McDonald’s did not only introduce a new type of food to Japan, it also introduced a new way to eat. The ‘table manners’ at McDonald’s clashed with traditional Japanese ways to eat. At McDonald’s, one eats whilst standing instead of sitting, and uses his hands instead of chopsticks. McDonald’s also made it more common to drink soda’s directly out of the bottle, and to finish a meal with some ice-cream (179). Although many facets within this new style of eating were initially associated with bad etiquette, McDonald’s turned them into something trendy. But, as Ohnuki-Tierney writes: ‘In the public sphere the “new” forms of etiquette gradually became the norm; the fashionableness of eating fast food wore thin as the restaurants became a routine feature of everyday, working life’ (181). McDonald’s became a mainstream phenomenon within Japanese society.
Global goes Glocal
Whilst McDonald’s initially symbolized American culture (or rather, symbolized how the US was perceived by Japanese), it has now become part of Japanese ‘local’ culture. I would rather refer to this as ‘glocal’; a concept to illustrate the intermingling of the global and the local.McDonald’s has become indigenised by Japanese; is has been adapted to suit Japanese society as a the place to have a quick snack. One can eat a quick Teriyaki or Rice Burger there while sipping on an Oolong tea and reading the Japanese McJoy magazine. In the case of McDonald’s in Japan, Tomlinson is quite right that cultural imperialism is not as bad as some people claim it is. McDonald’s presently is embedded in Japanese culture. This reveals that the concept of McDonald’s is not interpreted univocally across the world. Different cultures somehow mix the concept with existing societal norms. In this way, no matter how globalized the world becomes, diversity will prevail amongst its many cultures. Global becomes glocal. After all, the Big Mac and the Rice Burger simply are not the same burger.

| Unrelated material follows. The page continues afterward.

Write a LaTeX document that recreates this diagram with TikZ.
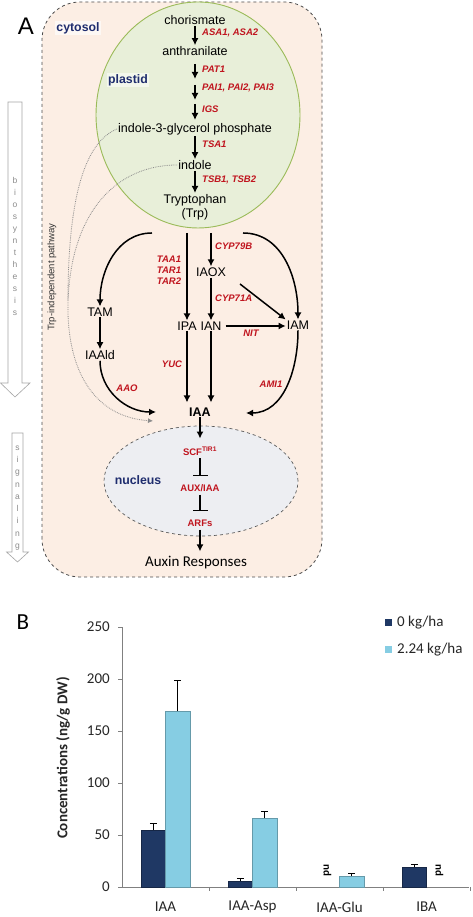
\documentclass[tikz,border=0pt]{standalone}
\usepackage{fontspec}
\setmainfont{Liberation Sans}
\newfontfamily\calib{Carlito}
\usetikzlibrary{arrows.meta}
\definecolor{cytofill}{HTML}{FCEEE4}
\definecolor{plastfill}{HTML}{E8EFD9}
\definecolor{plastline}{HTML}{9BBB59}
\definecolor{nucfill}{HTML}{EDEEF2}
\definecolor{navy}{HTML}{1F2D6E}
\definecolor{genered}{HTML}{C0141E}
\definecolor{bardark}{HTML}{1F3864}
\definecolor{barlight}{HTML}{86CDE3}
\definecolor{sidegray}{HTML}{A6A6A6}
\tikzset{
  cmpd/.style={inner sep=1pt, font=\fontsize{12.5}{14}\selectfont},
  gene/.style={inner sep=0pt, text=genered, font=\fontsize{9.5}{11}\selectfont\bfseries\itshape},
  nucl/.style={inner sep=3pt, text=genered, font=\fontsize{9.5}{11}\selectfont\bfseries},
  comp/.style={inner sep=1pt, text=navy, font=\fontsize{12.3}{14}\selectfont\bfseries},
  rxn/.style={line width=1.5pt, -{Latex[length=7pt,width=7pt]}},
  blockd/.style={line width=1.5pt, -{Bar[width=15pt,line width=1.5pt]}, shorten >=5pt},
  trpind/.style={densely dotted, draw=black!45, line width=.8pt},
  sidearrow/.style={draw=sidegray, fill=white, line width=.6pt},
  sidetext/.style={inner sep=0pt, text=black!45, text height=1.5ex, text depth=.25ex, font=\fontsize{8.5}{10}\selectfont},
  chart/.style={inner sep=0pt, text=black!85, font=\calib\fontsize{15}{17}\selectfont},
  darkbar/.style={fill=bardark, draw=bardark!70!black, line width=.4pt},
  lightbar/.style={fill=barlight, draw=barlight!75!black, line width=.4pt},
  errbar/.style={line width=.8pt}
}
\begin{document}
\begin{tikzpicture}[x=1pt,y=1pt]
\fill[white] (0,0) rectangle (472,917);
\useasboundingbox (0,0) rectangle (472,917);

%compartments
\draw[dashed, fill=cytofill, draw=black!70, line width=.8pt, rounded corners=38pt] (42,340) rectangle (322,915);
\draw[fill=plastfill, draw=plastline, line width=.9pt] (198,802) ellipse (102 and 113);
\draw[dashed, fill=nucfill, draw=black!65, line width=.7pt] (201,436) ellipse (97 and 55);
\node[font=\fontsize{24}{26}\selectfont] (labA) at (26,891) {A};
\node[comp, fill=white, fill opacity=.6, text opacity=1] (cyto) at (78,889) {cytosol};
\node[comp, fill=white, fill opacity=.5, text opacity=1] (plast) at (128,837) {plastid};
\node[comp] (nucl) at (138,437) {nucleus};

%plastid steps
\node[cmpd] (chor) at (195,897) {chorismate};
\node[cmpd] (anth) at (195,866) {anthranilate};
\node[cmpd] (igp) at (195,788) {indole-3-glycerol phosphate};
\node[cmpd] (indole) at (195,752) {indole};
\node[cmpd, align=center] (trp) at (195,710) {Tryptophan\\(Trp)};
\draw[rxn] (chor) -- (anth);
\foreach \n/\ya/\yb in {1/853/838, 2/832/817, 3/813/797} {
  \coordinate (st\n a) at (195,\ya);
  \coordinate (st\n b) at (195,\yb);
  \draw[rxn] (st\n a) -- (st\n b);
}
\draw[rxn] (igp) -- (indole);
\draw[rxn] (indole) -- (trp);
\foreach \n/\y/\t in {asa/884/{ASA1, ASA2}, pat/848/PAT1, pai/829/{PAI1, PAI2, PAI3}, igs/808/IGS, tsa/773/TSA1, tsb/737/{TSB1, TSB2}}
  \node[gene, anchor=west] (\n) at (202,\y) {\t};

%tryptophan-dependent routes
\coordinate (tr1) at (152,684);
\coordinate (tr2) at (187,684);
\coordinate (tr3) at (211,684);
\coordinate (tr4) at (243,684);
\coordinate (oxs) at (240,633);
\coordinate (iaaL) at (156,505);
\coordinate (iaaR) at (246,504);
\node[cmpd] (tam) at (100,605) {TAM};
\node[cmpd] (iaald) at (100,562) {IAAld};
\node[cmpd] (iaox) at (211,645) {IAOX};
\node[cmpd] (ipa) at (187,591) {IPA};
\node[cmpd] (ian) at (211,591) {IAN};
\node[cmpd] (iam) at (298,592) {IAM};
\node[cmpd, font=\fontsize{12.5}{14}\selectfont\bfseries] (iaa) at (200,505) {IAA};
\draw[rxn] (tr1) to[out=180,in=90] (tam);
\draw[rxn] (tr2) -- (ipa);
\draw[rxn] (tr3) -- (iaox);
\draw[rxn] (tr4) to[out=0,in=90] (iam);
\draw[rxn] (tam) -- (iaald);
\draw[rxn] (iaald) to[out=-90,in=180] (iaaL);
\draw[rxn] (iaox) -- (ian);
\draw[rxn] (oxs) -- (iam.north west);
\draw[rxn, shorten <=3pt] (ian) -- (ian -| iam.west);
\draw[rxn, shorten >=4pt] (ipa) -- (ipa |- iaa.north);
\draw[rxn, shorten >=4pt] (ian) -- (ian |- iaa.north);
\draw[rxn] (iam) to[out=-90,in=0] (iaaR);
\node[gene, align=center] (taa) at (169,647) {TAA1\\TAR1\\TAR2};
\node[gene, anchor=west] (cyp79) at (215,671) {CYP79B};
\node[gene, anchor=west] (cyp71) at (215,619) {CYP71A};
\node[gene] (nit) at (251,584) {NIT};
\node[gene] (yuc) at (172,553) {YUC};
\node[gene] (aao) at (127,529) {AAO};
\node[gene] (ami) at (271,533) {AMI1};

%Trp-independent
\coordinate (merge) at (68,617);
\coordinate (tipL) at (153,496);
\draw[trpind] (igp.west) .. controls (85,775) and (68,720) .. (merge);
\draw[trpind] (indole.west) .. controls (120,752) and (72,710) .. (merge);
\draw[trpind, -{Latex[length=5pt,width=5pt]}] (merge) .. controls (66,545) and (95,500) .. (tipL);
\node[rotate=90, text=black!80, font=\fontsize{9.5}{11}\selectfont] (indlab) at (52,640) {Trp-independent pathway};

%signaling
\node[nucl] (scf) at (200,466) {SCF\textsuperscript{TIR1}};
\node[nucl] (aux) at (200,429) {AUX/IAA};
\node[nucl] (arfs) at (200,394) {ARFs};
\node[inner sep=3pt, font=\calib\fontsize{15}{17}\selectfont] (resp) at (196,354) {Auxin Responses};
\draw[rxn, shorten >=5pt] (iaa) -- (scf);
\draw[blockd] (scf) -- (aux);
\draw[blockd] (aux) -- (arfs);
\draw[rxn, shorten >=2pt] (arfs) -- (resp.north -| arfs);

%side arrows
\draw[sidearrow] (8,815) -- (22,815) -- (22,534) -- (30,534) -- (15,520) -- (0.5,534) -- (8,534) -- cycle;
\foreach \l [count=\k] in {b,i,o,s,y,n,t,h,e,s,i,s}
  \node[sidetext] (bio\k) at (15,{749-12*\k}) {\l};
\draw[sidearrow] (12,484) -- (23,484) -- (23,365) -- (28.5,365) -- (17.5,355) -- (6.5,365) -- (12,365) -- cycle;
\foreach \l [count=\k] in {s,i,g,n,a,l,i,n,g}
  \node[sidetext] (sig\k) at (17.5,{482.25-12.25*\k}) {\l};

%panel B
\node[font=\calib\fontsize{23}{25}\selectfont] (labB) at (23,295) {B};
\draw[draw=black!50, line width=.8pt] (122,30) -- (122,290);
\draw[draw=black!50, line width=.8pt] (122,30) -- (469,30);
\foreach \v in {0,50,...,250} {
  \draw[draw=black!50, line width=.8pt] (122,{30+1.04*\v}) -- ++(-4,0);
  \node[chart, anchor=east] (yt\v) at (110,{30+1.04*\v}) {\v};
}
\foreach \i/\cat in {0/IAA, 1/IAA-Asp, 2/IAA-Glu, 3/IBA} {
  \draw[draw=black!50, line width=.8pt] ({122+87*(\i+1)},30) -- ++(0,-4);
  \node[chart] (cat\i) at ({165.5+87*\i},10) {\cat};
}
\foreach \i/\v/\e in {0/55/61.5, 1/6/8, 3/19/22} {
  \draw[darkbar] ({141+87*\i},30) rectangle ({165.5+87*\i},{30+1.04*\v});
  \draw[errbar] ({153.25+87*\i},{30+1.04*\v}) -- ({153.25+87*\i},{30+1.04*\e}) ++(-3.5,0) -- ++(7,0);
}
\foreach \i/\v/\e in {0/169/199, 1/66/73, 2/10.5/13.5} {
  \draw[lightbar] ({165.5+87*\i},30) rectangle ({190+87*\i},{30+1.04*\v});
  \draw[errbar] ({177.75+87*\i},{30+1.04*\v}) -- ({177.75+87*\i},{30+1.04*\e}) ++(-3.5,0) -- ++(7,0);
}
\node[rotate=-90, font=\calib\bfseries\fontsize{11}{12}\selectfont] (nd1) at (327.5,47) {nd};
\node[rotate=-90, font=\calib\bfseries\fontsize{11}{12}\selectfont] (nd2) at (439.5,47) {nd};
\node[rotate=90, text=black!85, font=\calib\bfseries\fontsize{15}{17}\selectfont] (ylab) at (63,159) {Concentrations (ng/g DW)};

%legend
\fill[bardark] (385,291) rectangle (391.5,297.5);
\node[chart, anchor=west] (leg1) at (397,294) {0 kg/ha};
\fill[barlight] (385,264) rectangle (391.5,270.5);
\node[chart, anchor=west] (leg2) at (397,267) {2.24 kg/ha};
\end{tikzpicture}
\end{document}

*Kroc, Ray. 1977. Grinding it Out: The Making of McDonald’s. Berkley: St. Martin’s.
*Ohnuki-Tierney, Emiko. 1997. “McDonald’s in Japan: Changing Manners and Etiquette”. Pp. 161-182 in Golden Arches East: McDonald’s in East Asia, edited by J.L. Watson. California: Stanford University Press.
*Tomlinson, John. 1999. “Global Culture: Dreams, Nightmares, and Skepticism.” Pp. 71-96 in Globalization and Culture. Chicago: University of Chicago Press.
*Wilterdink, Nico and Bart van Heerikhuizen. 2003. Samenlevingen: Een Verkenning van het Terrein van de Sociologie. Groningen: Wolters-Noordhoff.